Like The Appraisal, there are multiple dubious buyers interested in the painting and a mystery within a mystery about its provenance. Deceptions is about deceit in politics and the art world, which is filled with shady characters trying to launder money through artwork or make their fortune off forgeries and copies. It adds up to a plethora of bad guys, who include a Ukrainian oligarch and a member of the Russian Federation’s intelligence agency, formerly known as the KGB, and speaks to Porter’s obsession with the “dark, European world of corruption.”
“One of the joys of reading a mystery is being able to figure out whodunit or whydunit, or what it’s all about. So it’s a little bit like a puzzle,” Porter explains.
As for Artemisia Gentileschi, an early follower of Caravaggio whose father Orazio Gentileschi was also a painter of renown, Porter was intrigued when Julian told her the backstory of the 17th-century female artist who made it in a man’s world. In the novel, Helena reveals Orazio bragged about his daughter, who started painting in his studio at 12 and produced her first signed work at 17. A year later, Artemisia was raped by a friend her father hired to teach her, which is documented in court transcripts from a 1611 trial when her father sued the friend because he had besmirched Orazio’s reputation.
“Her art is very, very physical and you really get a sense of the blood and guts of what she is portraying,” says Porter. “All she wanted to do was paint. She was a huge admirer of Caravaggio and his style of art in those days was an innovation. And she just persevered. She was tough.”
Local Perspective
As the novel hopscotches around Europe, the reader gets an insider’s sense of place, including the customs and the culture of each country, and that includes a smattering of phrases in Hungarian, Russian and French – all languages Porter speaks and reads. When Attila answers the phone, for example, he says, “Csókolom,” a Hungarian greeting that references an old hand-kissing custom and means hello and goodbye. In Paris, when Attila orders a bottle of Bordeaux because a waiter tells him it was a good year, Helena knows Attila has been taken for a tourist since the last good year was 2015. You can easily picture the Saint-Germain-des-Prés café and see the disdain on the server’s face. In Budapest, Helena joins a tour of the Hungarian Parliament building, where she breaks away from the group to snap photos of the office doorplates where she glimpses the Strasbourg killer entering the building. All of them have the prefix Dr., which is commonly used to convey importance. “None of the doctors she had met in the east had medical degrees, though a couple of them in Poland had offered to examine her,” Helena says.

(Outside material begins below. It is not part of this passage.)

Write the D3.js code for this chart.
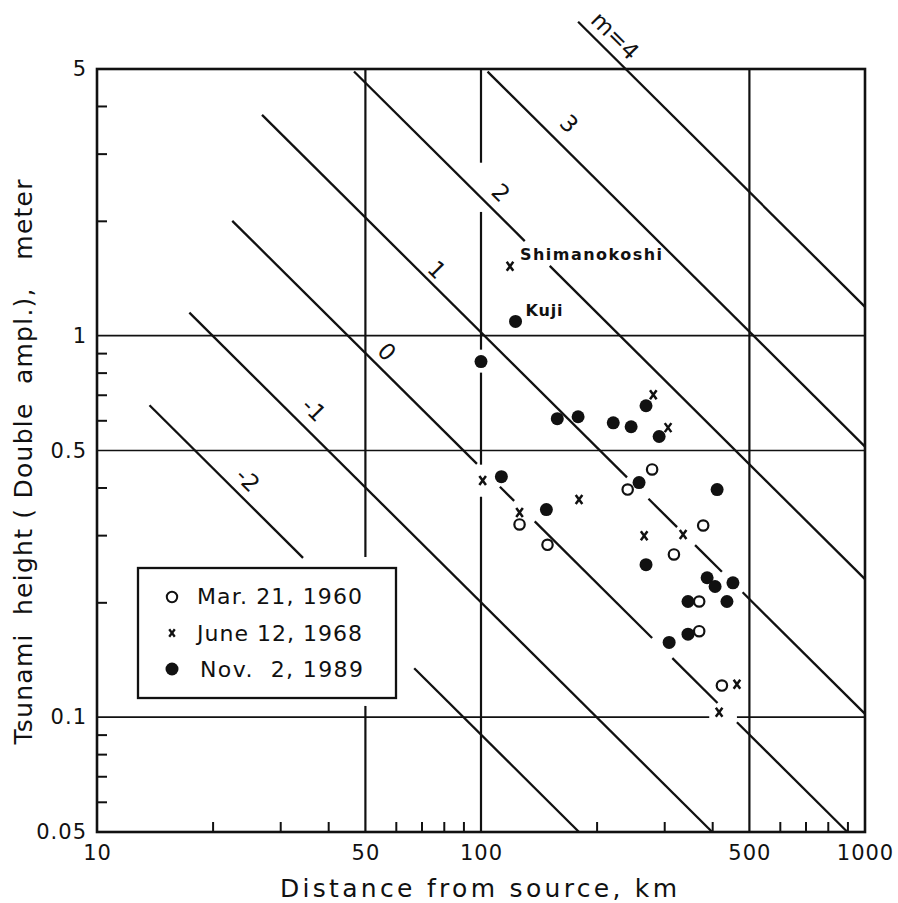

Porter was careful “not to have too many long complicated names with lots of consonants and not enough vowels,” but admits she’s not sure how to pronounce the name of a Polish museum director who appears briefly in the book.
When asked how her heroine Helena has developed as a character since The Appraisal, Porter says the woman who travels with weapons and a case of disguises – and knees a thug in the nether regions in one scene – has a kinder, gentler side when it comes to Attila.
Deceptions holds promise for their future relationship, but that won’t be revealed for a while as the next book in the series is on hold while Porter writes more magazine and newspaper articles. There’s also a new contemporary novel taking shape that is set at a cottage on Lake Huron not unlike the one the Porters own near Honey Harbour, Ont.
“I’m well into it,” she says. “It’s the only thing that keeps me sane during this pandemic. It’s an escape, really.”